## Task data:
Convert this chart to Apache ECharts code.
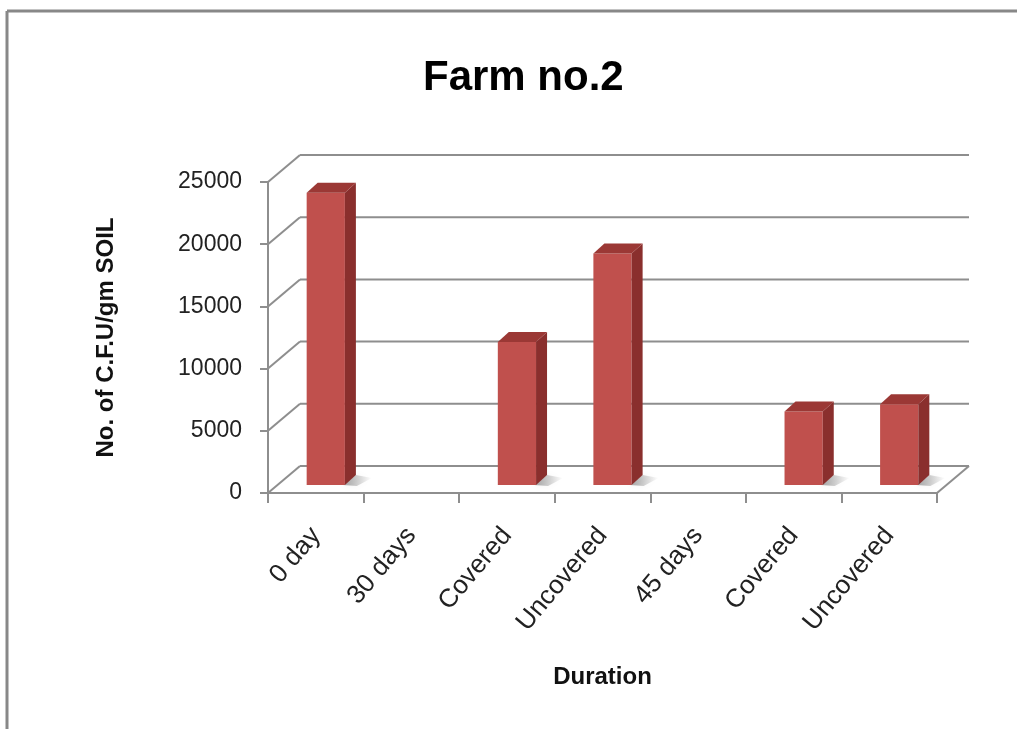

---

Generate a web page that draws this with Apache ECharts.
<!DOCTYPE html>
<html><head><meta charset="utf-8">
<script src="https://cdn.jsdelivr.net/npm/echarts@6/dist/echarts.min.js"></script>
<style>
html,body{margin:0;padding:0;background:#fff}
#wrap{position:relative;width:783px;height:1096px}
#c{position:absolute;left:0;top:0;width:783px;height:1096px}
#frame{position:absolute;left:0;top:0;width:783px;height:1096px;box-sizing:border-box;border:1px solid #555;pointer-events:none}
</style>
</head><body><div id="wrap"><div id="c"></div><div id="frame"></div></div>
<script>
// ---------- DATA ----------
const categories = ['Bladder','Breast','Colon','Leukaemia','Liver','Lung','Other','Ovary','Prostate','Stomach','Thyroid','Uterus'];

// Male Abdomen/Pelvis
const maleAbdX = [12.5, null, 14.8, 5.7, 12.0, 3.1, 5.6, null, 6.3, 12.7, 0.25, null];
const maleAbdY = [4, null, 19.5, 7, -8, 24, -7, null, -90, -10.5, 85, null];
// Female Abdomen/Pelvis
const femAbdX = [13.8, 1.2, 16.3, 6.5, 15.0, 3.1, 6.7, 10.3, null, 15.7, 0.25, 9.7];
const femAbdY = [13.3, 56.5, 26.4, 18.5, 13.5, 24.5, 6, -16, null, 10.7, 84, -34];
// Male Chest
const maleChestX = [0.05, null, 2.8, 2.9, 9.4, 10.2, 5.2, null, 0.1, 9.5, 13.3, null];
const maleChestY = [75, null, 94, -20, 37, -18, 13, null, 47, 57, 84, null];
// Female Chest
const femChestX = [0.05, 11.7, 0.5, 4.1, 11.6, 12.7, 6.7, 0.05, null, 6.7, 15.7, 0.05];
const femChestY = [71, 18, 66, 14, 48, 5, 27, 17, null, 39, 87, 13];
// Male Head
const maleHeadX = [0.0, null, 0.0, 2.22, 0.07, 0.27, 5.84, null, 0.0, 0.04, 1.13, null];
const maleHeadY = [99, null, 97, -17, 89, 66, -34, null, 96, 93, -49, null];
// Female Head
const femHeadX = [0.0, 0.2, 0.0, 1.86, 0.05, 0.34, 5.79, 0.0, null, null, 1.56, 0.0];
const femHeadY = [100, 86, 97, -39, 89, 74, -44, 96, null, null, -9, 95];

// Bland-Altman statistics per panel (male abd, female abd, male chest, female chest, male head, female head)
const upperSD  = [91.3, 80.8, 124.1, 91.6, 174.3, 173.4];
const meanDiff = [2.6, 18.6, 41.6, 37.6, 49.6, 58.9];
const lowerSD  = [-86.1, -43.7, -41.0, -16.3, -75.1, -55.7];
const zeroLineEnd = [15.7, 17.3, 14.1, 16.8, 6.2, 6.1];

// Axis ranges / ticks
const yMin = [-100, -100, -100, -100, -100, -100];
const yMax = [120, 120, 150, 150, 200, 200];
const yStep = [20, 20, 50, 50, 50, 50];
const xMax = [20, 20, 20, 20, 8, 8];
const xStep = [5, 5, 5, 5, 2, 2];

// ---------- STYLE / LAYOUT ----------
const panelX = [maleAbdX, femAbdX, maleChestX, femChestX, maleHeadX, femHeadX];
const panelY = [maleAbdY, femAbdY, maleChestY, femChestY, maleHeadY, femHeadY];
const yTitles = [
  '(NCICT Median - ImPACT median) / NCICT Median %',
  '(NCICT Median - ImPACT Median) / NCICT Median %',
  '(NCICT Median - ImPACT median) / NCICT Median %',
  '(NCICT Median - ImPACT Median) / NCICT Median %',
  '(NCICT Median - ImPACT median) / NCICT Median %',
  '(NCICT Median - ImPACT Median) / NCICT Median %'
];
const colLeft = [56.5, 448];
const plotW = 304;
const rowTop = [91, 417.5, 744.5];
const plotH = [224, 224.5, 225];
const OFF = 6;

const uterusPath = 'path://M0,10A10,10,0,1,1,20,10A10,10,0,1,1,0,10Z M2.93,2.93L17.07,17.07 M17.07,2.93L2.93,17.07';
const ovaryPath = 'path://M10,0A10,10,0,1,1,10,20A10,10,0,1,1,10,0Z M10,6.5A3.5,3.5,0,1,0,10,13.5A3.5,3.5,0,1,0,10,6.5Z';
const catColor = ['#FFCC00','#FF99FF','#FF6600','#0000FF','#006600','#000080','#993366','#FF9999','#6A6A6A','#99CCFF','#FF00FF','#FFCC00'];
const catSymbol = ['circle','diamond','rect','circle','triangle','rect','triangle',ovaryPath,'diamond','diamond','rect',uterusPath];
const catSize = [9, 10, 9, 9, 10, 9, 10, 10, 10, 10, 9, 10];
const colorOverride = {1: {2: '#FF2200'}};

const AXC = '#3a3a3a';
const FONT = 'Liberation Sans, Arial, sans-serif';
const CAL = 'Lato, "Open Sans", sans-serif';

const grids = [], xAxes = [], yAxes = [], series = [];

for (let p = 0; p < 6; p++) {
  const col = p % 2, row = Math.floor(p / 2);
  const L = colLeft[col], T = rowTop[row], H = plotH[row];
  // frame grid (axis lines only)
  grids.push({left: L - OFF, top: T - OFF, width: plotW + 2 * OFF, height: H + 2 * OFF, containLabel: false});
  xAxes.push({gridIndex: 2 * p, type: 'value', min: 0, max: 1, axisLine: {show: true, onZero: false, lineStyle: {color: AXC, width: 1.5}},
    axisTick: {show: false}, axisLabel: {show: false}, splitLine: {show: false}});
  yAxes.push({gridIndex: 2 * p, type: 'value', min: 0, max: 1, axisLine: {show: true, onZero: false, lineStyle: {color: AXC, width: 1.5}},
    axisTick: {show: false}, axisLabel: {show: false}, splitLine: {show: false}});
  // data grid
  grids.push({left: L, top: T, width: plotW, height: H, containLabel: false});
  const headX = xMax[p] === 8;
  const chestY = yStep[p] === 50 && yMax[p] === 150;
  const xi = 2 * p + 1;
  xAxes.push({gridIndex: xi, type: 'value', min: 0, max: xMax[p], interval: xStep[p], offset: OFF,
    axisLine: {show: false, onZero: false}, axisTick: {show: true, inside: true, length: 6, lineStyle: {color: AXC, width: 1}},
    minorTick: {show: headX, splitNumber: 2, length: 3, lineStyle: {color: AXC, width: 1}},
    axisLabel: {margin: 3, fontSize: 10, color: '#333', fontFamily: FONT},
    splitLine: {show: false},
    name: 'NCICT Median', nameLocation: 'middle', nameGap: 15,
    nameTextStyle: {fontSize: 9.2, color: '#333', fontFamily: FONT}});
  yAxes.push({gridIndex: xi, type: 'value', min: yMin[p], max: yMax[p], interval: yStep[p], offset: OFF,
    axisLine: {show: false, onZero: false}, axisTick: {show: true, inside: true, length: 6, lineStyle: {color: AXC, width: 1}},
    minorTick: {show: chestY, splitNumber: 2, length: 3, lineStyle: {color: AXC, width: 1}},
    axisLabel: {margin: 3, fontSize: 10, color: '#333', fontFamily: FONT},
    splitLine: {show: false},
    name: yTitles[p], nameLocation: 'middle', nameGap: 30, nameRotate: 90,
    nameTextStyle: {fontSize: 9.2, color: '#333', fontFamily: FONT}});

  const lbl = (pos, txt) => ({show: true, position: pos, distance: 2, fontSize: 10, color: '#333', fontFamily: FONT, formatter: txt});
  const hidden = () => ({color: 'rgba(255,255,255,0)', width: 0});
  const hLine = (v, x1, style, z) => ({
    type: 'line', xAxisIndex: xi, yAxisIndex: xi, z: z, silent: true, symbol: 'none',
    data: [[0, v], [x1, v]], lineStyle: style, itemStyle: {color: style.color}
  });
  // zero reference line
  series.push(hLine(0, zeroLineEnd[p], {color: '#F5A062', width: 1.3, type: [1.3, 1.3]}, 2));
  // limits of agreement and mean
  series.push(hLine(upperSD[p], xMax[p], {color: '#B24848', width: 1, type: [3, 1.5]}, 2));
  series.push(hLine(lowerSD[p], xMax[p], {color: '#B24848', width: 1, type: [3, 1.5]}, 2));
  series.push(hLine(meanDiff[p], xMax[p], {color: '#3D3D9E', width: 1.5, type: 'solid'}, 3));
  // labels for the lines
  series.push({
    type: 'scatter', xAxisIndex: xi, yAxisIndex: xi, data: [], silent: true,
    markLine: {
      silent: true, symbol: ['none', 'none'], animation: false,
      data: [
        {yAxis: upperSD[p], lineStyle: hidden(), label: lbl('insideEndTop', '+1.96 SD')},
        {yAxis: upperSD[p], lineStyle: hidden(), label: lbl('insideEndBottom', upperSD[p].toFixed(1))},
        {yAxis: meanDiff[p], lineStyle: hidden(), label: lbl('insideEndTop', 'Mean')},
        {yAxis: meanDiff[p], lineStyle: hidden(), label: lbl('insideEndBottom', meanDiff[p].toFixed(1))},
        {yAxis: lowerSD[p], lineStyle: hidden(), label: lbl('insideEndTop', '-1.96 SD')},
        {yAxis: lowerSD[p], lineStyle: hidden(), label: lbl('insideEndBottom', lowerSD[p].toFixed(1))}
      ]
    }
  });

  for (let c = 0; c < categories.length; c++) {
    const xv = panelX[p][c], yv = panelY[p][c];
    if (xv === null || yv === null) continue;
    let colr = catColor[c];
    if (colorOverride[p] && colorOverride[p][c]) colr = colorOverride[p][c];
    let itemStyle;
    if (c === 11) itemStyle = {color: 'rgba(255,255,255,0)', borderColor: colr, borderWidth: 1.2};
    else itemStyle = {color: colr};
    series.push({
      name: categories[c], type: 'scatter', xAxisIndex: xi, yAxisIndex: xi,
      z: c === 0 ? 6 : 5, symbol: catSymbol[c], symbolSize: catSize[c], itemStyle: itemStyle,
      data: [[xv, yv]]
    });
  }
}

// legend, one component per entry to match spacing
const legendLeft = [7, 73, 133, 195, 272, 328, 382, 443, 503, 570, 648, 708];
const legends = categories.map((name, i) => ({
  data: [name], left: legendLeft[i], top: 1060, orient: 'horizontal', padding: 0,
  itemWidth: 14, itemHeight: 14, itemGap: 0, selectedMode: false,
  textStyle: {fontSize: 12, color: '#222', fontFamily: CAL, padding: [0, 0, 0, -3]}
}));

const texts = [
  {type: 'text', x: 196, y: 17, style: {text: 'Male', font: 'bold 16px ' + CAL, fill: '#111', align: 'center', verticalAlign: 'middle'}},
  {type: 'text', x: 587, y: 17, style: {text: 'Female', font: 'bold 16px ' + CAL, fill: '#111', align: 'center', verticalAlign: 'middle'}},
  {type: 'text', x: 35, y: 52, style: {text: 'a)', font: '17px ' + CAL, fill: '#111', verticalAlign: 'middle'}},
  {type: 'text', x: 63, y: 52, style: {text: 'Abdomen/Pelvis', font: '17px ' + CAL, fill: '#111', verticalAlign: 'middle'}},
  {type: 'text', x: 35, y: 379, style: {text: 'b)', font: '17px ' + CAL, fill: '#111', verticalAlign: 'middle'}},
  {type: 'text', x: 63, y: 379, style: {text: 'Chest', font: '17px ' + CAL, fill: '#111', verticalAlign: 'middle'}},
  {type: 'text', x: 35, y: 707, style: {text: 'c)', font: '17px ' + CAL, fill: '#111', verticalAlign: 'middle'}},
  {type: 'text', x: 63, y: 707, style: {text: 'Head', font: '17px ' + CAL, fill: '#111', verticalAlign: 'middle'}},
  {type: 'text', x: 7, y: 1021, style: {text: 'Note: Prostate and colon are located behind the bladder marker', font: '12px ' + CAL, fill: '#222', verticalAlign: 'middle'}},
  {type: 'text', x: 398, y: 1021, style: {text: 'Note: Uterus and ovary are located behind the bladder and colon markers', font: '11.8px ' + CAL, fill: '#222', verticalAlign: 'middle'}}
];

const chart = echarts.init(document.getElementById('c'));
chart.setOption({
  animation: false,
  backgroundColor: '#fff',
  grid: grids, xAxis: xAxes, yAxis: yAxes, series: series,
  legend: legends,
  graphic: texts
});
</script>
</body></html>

## Task brief:
Check each line of these records for the string "Apache" and state only how many lines have it.

## Exercise solution:
2